12.2. TRIS shall indemnify and hold harmless Customer and, as applicable, Customer’s officers, directors, employees, affiliates, suppliers and agents (each a “Customer Indemnified Person”) against any losses, claims, damages, liabilities, penalties, actions, proceedings or judgments of any kind whatsoever (including all reasonable legal and attorney’s fees and expenses) to which a Customer Indemnified Person may become subject out of claims by TRIS or any third party (including without limitation any TRIS Affiliate) related to or arising out of (a) any breach by TRIS of any provision of the Service Agreement, these Terms, or the Certification and Testing Regulations; or (b) any action or omissions of TRIS related to the Service Agreement, other than as expressly authorized in such Service Agreement.
It is agreed that the Customer, shall not solicit for hire or induce any person who is an employee, independent contractor, subcontractor or agent of TRIS to terminate their employment or relationship with TRIS, in order to become an employee, come under the direction of the Customer to independently perform services for the Customer, during the term of this Agreement and twelve (12) months after its termination without the express written consent of TRIS. If the Customer breaches this agreement and employs the above, or causes the termination of employment with TRIS, the Customer will immediately pay TRIS an amount equal to thirty-percent (30%) of the affected individual’s annualized compensation in effect at the time of employment termination.
14. Governing Law and Jurisdiction; Place of Performance.
14.1. The construction and validity of these Terms shall be governed by the laws of the State of Michigan, USA, without giving effect to its conflict of laws rules, regardless of where any order was placed or filed, the place of performance of the Services or delivery of reports or where any other act or performance occurred.
14.2. Customer agrees to the exclusive jurisdiction of the federal and state courts located in the Kent County, Michigan, with respect to the adjudication of any dispute arising out of or in connection with the provision of the Services, the Service Agreement, these Terms, or Testing Regulations.
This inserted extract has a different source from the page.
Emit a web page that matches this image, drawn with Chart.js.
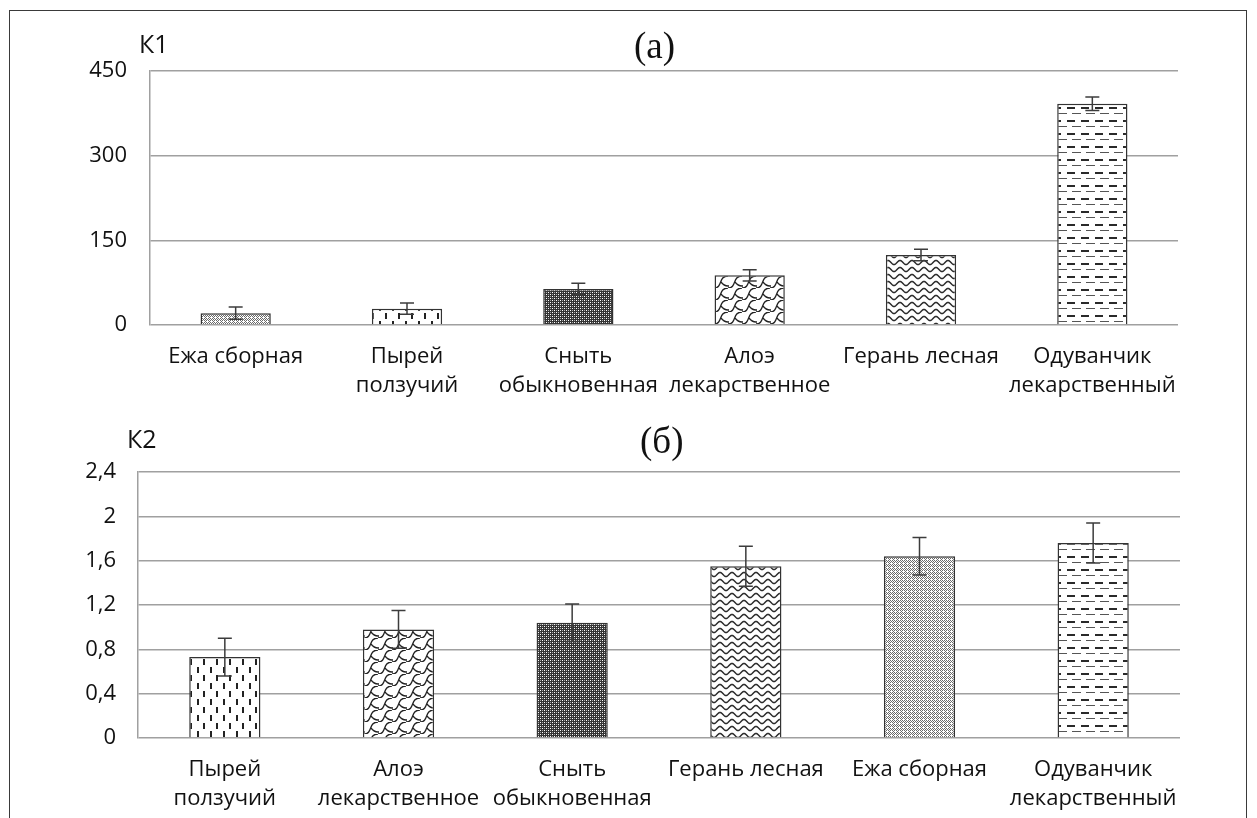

14.3. TRIS AND CUSTOMER HEREBY WAIVE, TO THE FULLEST EXTENT PERMITTED BY APPLICABLE LAW, ANY RIGHT EITHER MAY HAVE TO A TRIAL BY JURY IN ANY LEGAL PROCEEDING DIRECTLY OR INDIRECTLY ARISING OUT OF OR RELATING TO THIS AGREEMENT.
14.4. In the event of any legal action, the prevailing party shall be entitled to recover from the other party all costs, expenses and reasonable attorney’s fees, expert witness fees, and any other costs incurred to bring or defend such action.
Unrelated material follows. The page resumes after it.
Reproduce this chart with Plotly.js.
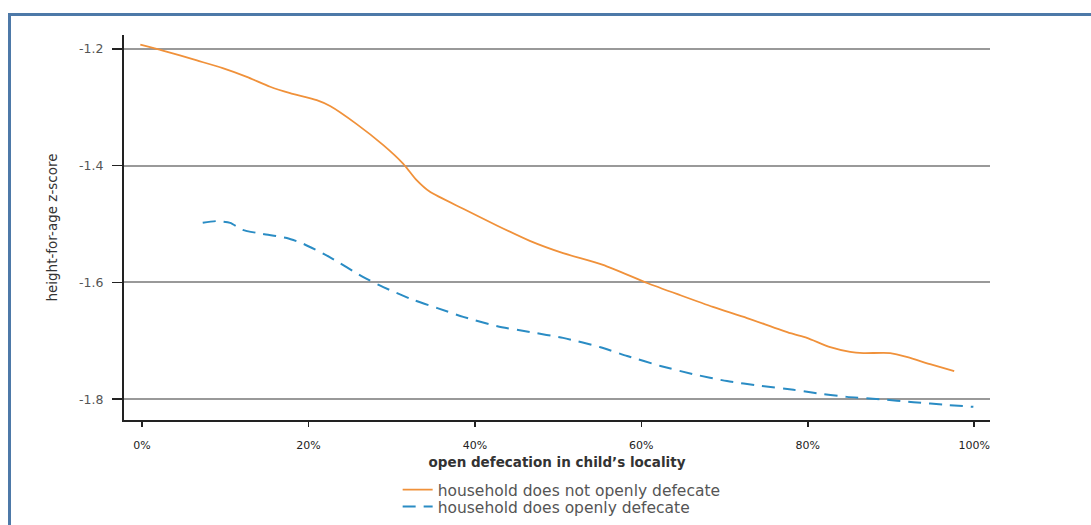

If any provision of these Terms is held by final judgment of a court of competent jurisdiction to be invalid, illegal or unenforceable, such invalid, illegal or unenforceable provision shall be severed from the remainder of these Terms, and the remainder of these Terms shall be enforced. In addition, the invalid, illegal or unenforceable provision shall be deemed to be automatically modified, and, as so modified, to be included in these Terms, such modification being made to the minimum extent necessary to render the provision valid, legal and enforceable. Notwithstanding the foregoing, however, if the severed or modified provision concerns all or a portion of the essential consideration to be delivered under these Terms by one party to the other, the remaining provisions of these Terms shall also be modified to the extent necessary to equitably adjust the parties’ respective rights and obligations hereunder.
16. General Conditions.
TRIS reserves the right to discontinue any of the Services and to revoke or change prices or terms, except when otherwise indicated in these Terms. If, at any time, it becomes necessary to discontinue Services to Customer, to revoke or modify any provisions of these Terms or of any SOW, or to allocate the provision of Services, TRIS will take whatever action which it, in its sole and absolute judgment, deems fair and appropriate.
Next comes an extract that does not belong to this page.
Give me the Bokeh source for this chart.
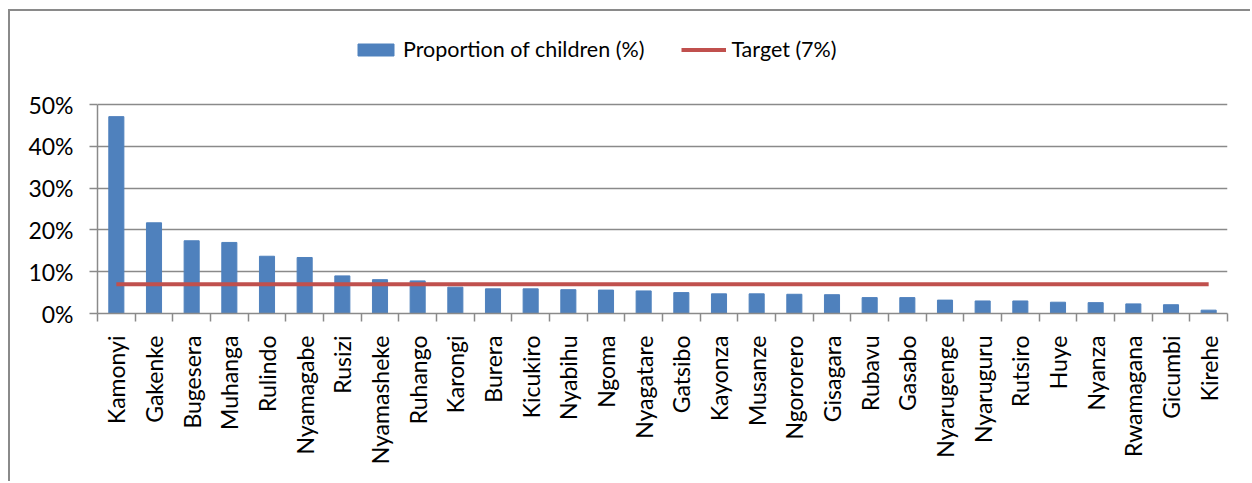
import math
from bokeh.plotting import figure
from bokeh.models import (Range1d, LinearAxis, FixedTicker, NumeralTickFormatter, Legend,
                          LegendItem, CustomJSTickFormatter)
from bokeh.embed import file_html
from bokeh.resources import INLINE

districts = ["Kamonyi", "Gakenke", "Bugesera", "Muhanga", "Rulindo", "Nyamagabe", "Rusizi",
             "Nyamasheke", "Ruhango", "Karongi", "Burera", "Kicukiro", "Nyabihu", "Ngoma",
             "Nyagatare", "Gatsibo", "Kayonza", "Musanze", "Ngororero", "Gisagara", "Rubavu",
             "Gasabo", "Nyarugenge", "Nyaruguru", "Rutsiro", "Huye", "Nyanza", "Rwamagana",
             "Gicumbi", "Kirehe"]
proportion = [0.471, 0.217, 0.174, 0.170, 0.137, 0.134, 0.090, 0.081, 0.078, 0.063,
              0.059, 0.059, 0.057, 0.056, 0.054, 0.050, 0.047, 0.047, 0.046, 0.045,
              0.038, 0.038, 0.032, 0.030, 0.030, 0.027, 0.026, 0.023, 0.021, 0.008]
target = [0.07] * len(districts)
y_ticks = [0.0, 0.1, 0.2, 0.3, 0.4, 0.5]

FONT = "Lato"
GRID = "#8a8a8a"
BAR = "#4F81BD"
LINE = "#C0504D"

n = len(districts)
pos = list(range(n))

# the frame reaches up into the legend band; the value axis itself stops at 50%
p = figure(x_range=Range1d(-0.5, n - 0.5), y_range=Range1d(0, 0.701),
           width=1242, height=472, output_backend="svg", toolbar_location=None,
           x_axis_location=None, min_border_left=87, min_border_right=25,
           min_border_top=9, min_border_bottom=170)
p.styles = {"margin-left": "8px", "margin-top": "9px",
            "border-left": f"2px solid {GRID}", "border-top": f"2px solid {GRID}"}
p.outline_line_color = None
p.background_fill_color = "white"
p.border_fill_color = "white"

bars = p.vbar(x=pos, top=proportion, width=0.4, color=BAR)
tline = p.line(x=pos, y=target, line_color=LINE, line_width=4)

# y axis
yax = p.yaxis[0]
yax.bounds = (0, 0.5)
yax.ticker = FixedTicker(ticks=y_ticks)
yax.formatter = NumeralTickFormatter(format="0%")
yax.axis_line_color = GRID
yax.axis_line_width = 1.5
yax.major_tick_line_color = GRID
yax.major_tick_line_width = 1.5
yax.major_tick_out = 8
yax.major_tick_in = 0
yax.minor_tick_line_color = None
yax.major_label_standoff = 16
yax.major_label_text_font = FONT
yax.major_label_text_font_size = "23px"
yax.major_label_text_color = "black"

p.xgrid.grid_line_color = None
p.ygrid.grid_line_color = GRID
p.ygrid.grid_line_width = 1.5
p.ygrid.ticker = FixedTicker(ticks=y_ticks)

# axis line with tick marks between categories
edge_axis = LinearAxis(ticker=FixedTicker(ticks=[i - 0.5 for i in range(n + 1)]),
                       formatter=CustomJSTickFormatter(code="return ''"),
                       major_label_text_font_size="1px", major_label_standoff=0,
                       axis_line_color=GRID, axis_line_width=1.5,
                       major_tick_line_color=GRID, major_tick_line_width=1.5,
                       major_tick_out=8, major_tick_in=0, minor_tick_line_color=None)
p.add_layout(edge_axis, "below")

# district names under each bar
name_axis = LinearAxis(ticker=FixedTicker(ticks=pos),
                       major_label_overrides={i: d for i, d in enumerate(districts)},
                       axis_line_color=None, major_tick_line_color=None,
                       minor_tick_line_color=None, major_label_orientation=math.pi / 2,
                       major_label_standoff=8, major_label_text_font=FONT,
                       major_label_text_font_size="23px", major_label_text_color="black")
p.add_layout(name_axis, "below")

legend = Legend(items=[LegendItem(label="Proportion of children (%)", renderers=[bars]),
                       LegendItem(label="Target (7%)", renderers=[tline])],
                orientation="horizontal", location=(256, 251),
                glyph_width=45, glyph_height=15, label_standoff=5, spacing=37,
                padding=0, margin=0, border_line_color=None, background_fill_alpha=0,
                label_text_font=FONT, label_text_font_size="21.5px", label_text_color="black",
                label_height=20)
p.add_layout(legend, "center")

open("out.html", "w").write(file_html(p, INLINE))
17. Revisions; Modifications; Waiver.
17.1. TRIS may change, revise, amend or modify these Terms from time to time. TRIS shall provide Customer with written notice of any such changes, revisions, amendments or modifications, provided, however, that any such changes, revisions, amendments or modifications shall become effective without any further action by any party and that they shall not apply to any orders placed and accepted prior to the effective date of such changes, revisions, amendments or modifications.
17.2. Should TRIS at any time not enforce any one of these Terms, such event shall not be interpreted as a change of said Terms, or as TRIS’s waiver to exercise any of its rights under these Terms.
18. Entire Agreement.
These Terms, together with the Service Agreement, any SOW or Quote issued pursuant to the Service Agreement, and any schedules attached thereto, shall be the complete and exclusive statement of the agreement between the parties with respect to the subject matter hereof and supersede any oral or written communications, understandings, acknowledgements or representations or agreements relating thereto.